Instruction:
Starting from the top of the material, restate each line exactly until the line that contains "ax = fig.add_axes([65", which is also copied. Pictures are excluded.

Source data:
***

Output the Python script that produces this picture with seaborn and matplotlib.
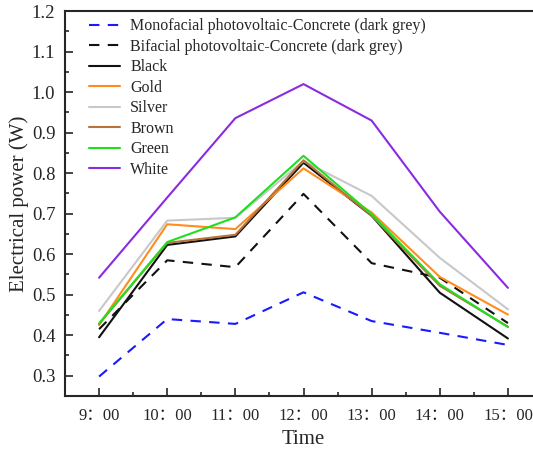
import numpy as np
import pandas as pd
import matplotlib
matplotlib.use("Agg")
import matplotlib.pyplot as plt
import seaborn as sns

hours = [9, 10, 11, 12, 13, 14, 15]
tick_labels = ["9：00", "10：00", "11：00", "12：00", "13：00", "14：00", "15：00"]

mono_concrete = [0.298, 0.440, 0.428, 0.506, 0.435, 0.406, 0.376]
bi_concrete = [0.415, 0.585, 0.568, 0.749, 0.578, 0.542, 0.430]
black = [0.395, 0.623, 0.644, 0.826, 0.695, 0.505, 0.392]
gold = [0.425, 0.674, 0.662, 0.812, 0.703, 0.544, 0.451]
silver = [0.460, 0.683, 0.690, 0.830, 0.744, 0.591, 0.464]
brown = [0.428, 0.628, 0.648, 0.832, 0.695, 0.522, 0.421]
green = [0.429, 0.630, 0.691, 0.843, 0.699, 0.526, 0.420]
white = [0.542, 0.740, 0.936, 1.020, 0.930, 0.705, 0.517]

series = [
    ("Monofacial photovoltaic-Concrete (dark grey)", mono_concrete, "#1a1aff", True),
    ("Bifacial photovoltaic-Concrete (dark grey)", bi_concrete, "#111111", True),
    ("Black", black, "#111111", False),
    ("Gold", gold, "#ff8c1e", False),
    ("Silver", silver, "#c8c8c8", False),
    ("Brown", brown, "#b8733a", False),
    ("Green", green, "#1fe01f", False),
    ("White", white, "#8a2be2", False),
]

sns.set_style("ticks")
serif = ["Liberation Serif", "Noto Sans CJK SC"]
plt.rcParams["font.family"] = serif
plt.rcParams["axes.unicode_minus"] = False

fig = plt.figure(figsize=(5.33, 4.53), dpi=100)
ax = fig.add_axes([65 / 533, 1 - 396 / 453, 477 / 533, 384.8 / 453])

for name, vals, color, dashed in series:
    df = pd.DataFrame({"hour": hours, "power": vals})
    sns.lineplot(data=df, x="hour", y="power", ax=ax, color=color,
                 linewidth=1.5, label=name, dashes=False)
    if dashed:
        ax.lines[-1].set_linestyle((0, (5, 4)))

ax.set_xlim(8.5, 15.5)
ax.set_ylim(0.25, 1.2)
ax.set_xticks(hours)
ax.set_xticklabels(tick_labels, fontsize=12, family=serif)
ax.set_xticks(np.arange(9.5, 15, 1), minor=True)
ax.set_yticks(np.arange(0.3, 1.21, 0.1))
ax.set_yticklabels([f"{v:.1f}" for v in np.arange(0.3, 1.21, 0.1)], fontsize=13.5)
ax.set_yticks(np.arange(0.35, 1.2, 0.1), minor=True)
ax.tick_params(which="major", direction="in", length=6, width=1.2, pad=7)
ax.tick_params(which="minor", direction="in", length=3, width=1.2)
ax.tick_params(axis="x", which="major", pad=9)

ax.set_xlabel("Time", fontsize=15, labelpad=4)
ax.set_ylabel("Electrical power (W)", fontsize=15, labelpad=2)

for s in ax.spines.values():
    s.set_linewidth(1.5)
    s.set_visible(True)

ax.legend(loc="upper left", frameon=False, fontsize=11.5,
          handlelength=1.95, handletextpad=0.63, labelspacing=0.28,
          borderaxespad=0.0, bbox_to_anchor=(0.037, 0.998))

fig.savefig("out.png", dpi=100)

***

Response to the task:
Output the Python script that produces this picture with seaborn and matplotlib.
import numpy as np
import pandas as pd
import matplotlib
matplotlib.use("Agg")
import matplotlib.pyplot as plt
import seaborn as sns

hours = [9, 10, 11, 12, 13, 14, 15]
tick_labels = ["9：00", "10：00", "11：00", "12：00", "13：00", "14：00", "15：00"]

mono_concrete = [0.298, 0.440, 0.428, 0.506, 0.435, 0.406, 0.376]
bi_concrete = [0.415, 0.585, 0.568, 0.749, 0.578, 0.542, 0.430]
black = [0.395, 0.623, 0.644, 0.826, 0.695, 0.505, 0.392]
gold = [0.425, 0.674, 0.662, 0.812, 0.703, 0.544, 0.451]
silver = [0.460, 0.683, 0.690, 0.830, 0.744, 0.591, 0.464]
brown = [0.428, 0.628, 0.648, 0.832, 0.695, 0.522, 0.421]
green = [0.429, 0.630, 0.691, 0.843, 0.699, 0.526, 0.420]
white = [0.542, 0.740, 0.936, 1.020, 0.930, 0.705, 0.517]

series = [
    ("Monofacial photovoltaic-Concrete (dark grey)", mono_concrete, "#1a1aff", True),
    ("Bifacial photovoltaic-Concrete (dark grey)", bi_concrete, "#111111", True),
    ("Black", black, "#111111", False),
    ("Gold", gold, "#ff8c1e", False),
    ("Silver", silver, "#c8c8c8", False),
    ("Brown", brown, "#b8733a", False),
    ("Green", green, "#1fe01f", False),
    ("White", white, "#8a2be2", False),
]

sns.set_style("ticks")
serif = ["Liberation Serif", "Noto Sans CJK SC"]
plt.rcParams["font.family"] = serif
plt.rcParams["axes.unicode_minus"] = False

fig = plt.figure(figsize=(5.33, 4.53), dpi=100)
ax = fig.add_axes([65 / 533, 1 - 396 / 453, 477 / 533, 384.8 / 453])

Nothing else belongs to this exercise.